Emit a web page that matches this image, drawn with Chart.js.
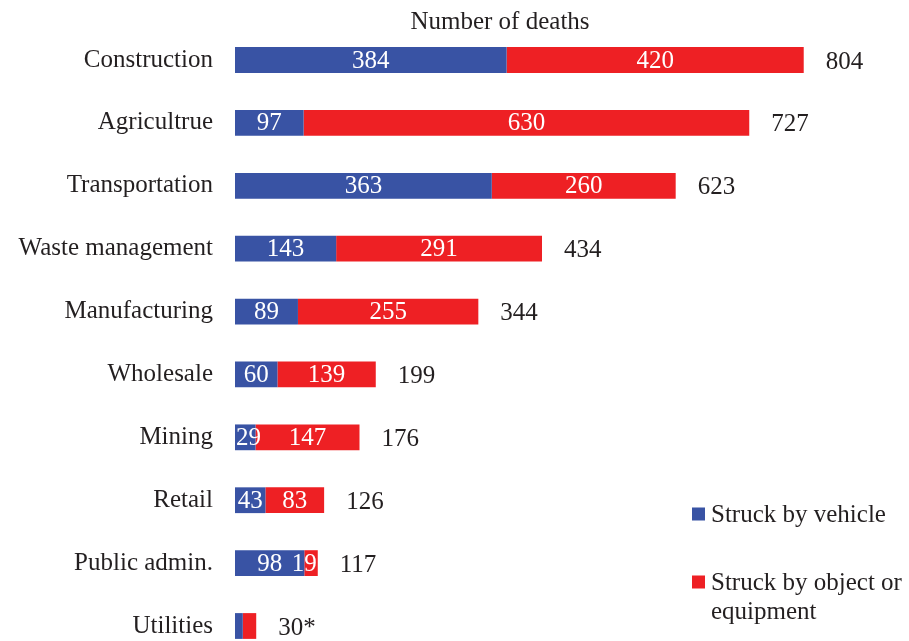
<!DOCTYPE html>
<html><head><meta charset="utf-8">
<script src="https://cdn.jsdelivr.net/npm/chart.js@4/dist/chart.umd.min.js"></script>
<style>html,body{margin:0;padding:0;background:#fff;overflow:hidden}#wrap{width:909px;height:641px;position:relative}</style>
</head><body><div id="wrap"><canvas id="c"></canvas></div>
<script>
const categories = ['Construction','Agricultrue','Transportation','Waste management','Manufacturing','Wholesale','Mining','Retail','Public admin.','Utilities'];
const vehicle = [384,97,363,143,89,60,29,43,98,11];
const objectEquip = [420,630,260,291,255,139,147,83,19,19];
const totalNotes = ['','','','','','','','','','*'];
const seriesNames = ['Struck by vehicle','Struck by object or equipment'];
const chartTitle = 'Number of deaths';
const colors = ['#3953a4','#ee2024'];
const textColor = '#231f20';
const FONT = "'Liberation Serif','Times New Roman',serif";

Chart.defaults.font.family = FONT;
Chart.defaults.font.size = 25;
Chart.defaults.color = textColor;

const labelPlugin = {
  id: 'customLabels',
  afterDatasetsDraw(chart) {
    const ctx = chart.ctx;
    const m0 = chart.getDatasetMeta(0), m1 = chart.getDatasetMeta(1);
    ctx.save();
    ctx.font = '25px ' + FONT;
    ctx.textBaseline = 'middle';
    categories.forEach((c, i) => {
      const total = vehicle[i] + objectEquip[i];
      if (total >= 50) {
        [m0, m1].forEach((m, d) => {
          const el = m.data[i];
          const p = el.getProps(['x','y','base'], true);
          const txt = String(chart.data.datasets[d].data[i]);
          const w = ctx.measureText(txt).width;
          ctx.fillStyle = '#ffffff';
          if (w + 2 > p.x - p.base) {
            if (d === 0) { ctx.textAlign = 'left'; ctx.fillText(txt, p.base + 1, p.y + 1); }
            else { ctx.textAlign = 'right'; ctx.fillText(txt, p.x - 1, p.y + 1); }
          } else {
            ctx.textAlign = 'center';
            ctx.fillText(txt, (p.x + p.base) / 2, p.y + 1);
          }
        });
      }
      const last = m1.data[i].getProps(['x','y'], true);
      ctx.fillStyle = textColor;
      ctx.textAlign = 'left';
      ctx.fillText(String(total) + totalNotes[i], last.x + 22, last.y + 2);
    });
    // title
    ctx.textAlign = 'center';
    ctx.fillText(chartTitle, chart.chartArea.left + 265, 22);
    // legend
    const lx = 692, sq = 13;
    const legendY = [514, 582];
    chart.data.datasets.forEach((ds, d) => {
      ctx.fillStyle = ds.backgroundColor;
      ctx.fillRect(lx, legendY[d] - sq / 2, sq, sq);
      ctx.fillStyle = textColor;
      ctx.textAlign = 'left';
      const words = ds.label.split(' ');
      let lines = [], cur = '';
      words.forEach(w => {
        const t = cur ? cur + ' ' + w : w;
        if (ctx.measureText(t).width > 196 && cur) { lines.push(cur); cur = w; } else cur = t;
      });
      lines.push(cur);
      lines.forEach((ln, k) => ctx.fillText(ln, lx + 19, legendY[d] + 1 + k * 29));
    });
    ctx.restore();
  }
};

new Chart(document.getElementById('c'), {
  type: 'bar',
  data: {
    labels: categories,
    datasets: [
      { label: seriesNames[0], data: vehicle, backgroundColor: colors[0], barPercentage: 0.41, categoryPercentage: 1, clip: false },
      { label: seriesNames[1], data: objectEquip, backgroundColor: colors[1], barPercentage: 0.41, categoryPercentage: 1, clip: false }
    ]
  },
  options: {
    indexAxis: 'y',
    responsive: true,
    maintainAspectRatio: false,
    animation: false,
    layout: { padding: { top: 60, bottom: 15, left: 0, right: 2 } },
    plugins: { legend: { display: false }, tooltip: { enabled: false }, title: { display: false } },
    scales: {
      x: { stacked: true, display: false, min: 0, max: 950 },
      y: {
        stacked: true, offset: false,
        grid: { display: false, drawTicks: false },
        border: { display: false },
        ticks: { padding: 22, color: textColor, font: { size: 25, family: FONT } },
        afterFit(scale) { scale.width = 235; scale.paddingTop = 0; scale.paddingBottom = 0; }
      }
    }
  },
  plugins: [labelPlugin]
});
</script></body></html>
────────────────────
▶ [EXERCISE AIM]: Output an exact copy of the material, with the pictures removed.

▶ [WRITTEN SOLUTION]:
Emit a web page that matches this image, drawn with Chart.js.
<!DOCTYPE html>
<html><head><meta charset="utf-8">
<script src="https://cdn.jsdelivr.net/npm/chart.js@4/dist/chart.umd.min.js"></script>
<style>html,body{margin:0;padding:0;background:#fff;overflow:hidden}#wrap{width:909px;height:641px;position:relative}</style>
</head><body><div id="wrap"><canvas id="c"></canvas></div>
<script>
const categories = ['Construction','Agricultrue','Transportation','Waste management','Manufacturing','Wholesale','Mining','Retail','Public admin.','Utilities'];
const vehicle = [384,97,363,143,89,60,29,43,98,11];
const objectEquip = [420,630,260,291,255,139,147,83,19,19];
const totalNotes = ['','','','','','','','','','*'];
const seriesNames = ['Struck by vehicle','Struck by object or equipment'];
const chartTitle = 'Number of deaths';
const colors = ['#3953a4','#ee2024'];
const textColor = '#231f20';
const FONT = "'Liberation Serif','Times New Roman',serif";

Chart.defaults.font.family = FONT;
Chart.defaults.font.size = 25;
Chart.defaults.color = textColor;

const labelPlugin = {
  id: 'customLabels',
  afterDatasetsDraw(chart) {
    const ctx = chart.ctx;
    const m0 = chart.getDatasetMeta(0), m1 = chart.getDatasetMeta(1);
    ctx.save();
    ctx.font = '25px ' + FONT;
    ctx.textBaseline = 'middle';
    categories.forEach((c, i) => {
      const total = vehicle[i] + objectEquip[i];
      if (total >= 50) {
        [m0, m1].forEach((m, d) => {
          const el = m.data[i];
          const p = el.getProps(['x','y','base'], true);
          const txt = String(chart.data.datasets[d].data[i]);
          const w = ctx.measureText(txt).width;
          ctx.fillStyle = '#ffffff';
          if (w + 2 > p.x - p.base) {
            if (d === 0) { ctx.textAlign = 'left'; ctx.fillText(txt, p.base + 1, p.y + 1); }
            else { ctx.textAlign = 'right'; ctx.fillText(txt, p.x - 1, p.y + 1); }
          } else {
            ctx.textAlign = 'center';
            ctx.fillText(txt, (p.x + p.base) / 2, p.y + 1);
          }
        });
      }
      const last = m1.data[i].getProps(['x','y'], true);
      ctx.fillStyle = textColor;
      ctx.textAlign = 'left';
      ctx.fillText(String(total) + totalNotes[i], last.x + 22, last.y + 2);
    });
    // title
    ctx.textAlign = 'center';
    ctx.fillText(chartTitle, chart.chartArea.left + 265, 22);
    // legend
    const lx = 692, sq = 13;
    const legendY = [514, 582];
    chart.data.datasets.forEach((ds, d) => {
      ctx.fillStyle = ds.backgroundColor;
      ctx.fillRect(lx, legendY[d] - sq / 2, sq, sq);
      ctx.fillStyle = textColor;
      ctx.textAlign = 'left';
      const words = ds.label.split(' ');
      let lines = [], cur = '';
      words.forEach(w => {
        const t = cur ? cur + ' ' + w : w;
        if (ctx.measureText(t).width > 196 && cur) { lines.push(cur); cur = w; } else cur = t;
      });
      lines.push(cur);
      lines.forEach((ln, k) => ctx.fillText(ln, lx + 19, legendY[d] + 1 + k * 29));
    });
    ctx.restore();
  }
};

new Chart(document.getElementById('c'), {
  type: 'bar',
  data: {
    labels: categories,
    datasets: [
      { label: seriesNames[0], data: vehicle, backgroundColor: colors[0], barPercentage: 0.41, categoryPercentage: 1, clip: false },
      { label: seriesNames[1], data: objectEquip, backgroundColor: colors[1], barPercentage: 0.41, categoryPercentage: 1, clip: false }
    ]
  },
  options: {
    indexAxis: 'y',
    responsive: true,
    maintainAspectRatio: false,
    animation: false,
    layout: { padding: { top: 60, bottom: 15, left: 0, right: 2 } },
    plugins: { legend: { display: false }, tooltip: { enabled: false }, title: { display: false } },
    scales: {
      x: { stacked: true, display: false, min: 0, max: 950 },
      y: {
        stacked: true, offset: false,
        grid: { display: false, drawTicks: false },
        border: { display: false },
        ticks: { padding: 22, color: textColor, font: { size: 25, family: FONT } },
        afterFit(scale) { scale.width = 235; scale.paddingTop = 0; scale.paddingBottom = 0; }
      }
    }
  },
  plugins: [labelPlugin]
});
</script></body></html>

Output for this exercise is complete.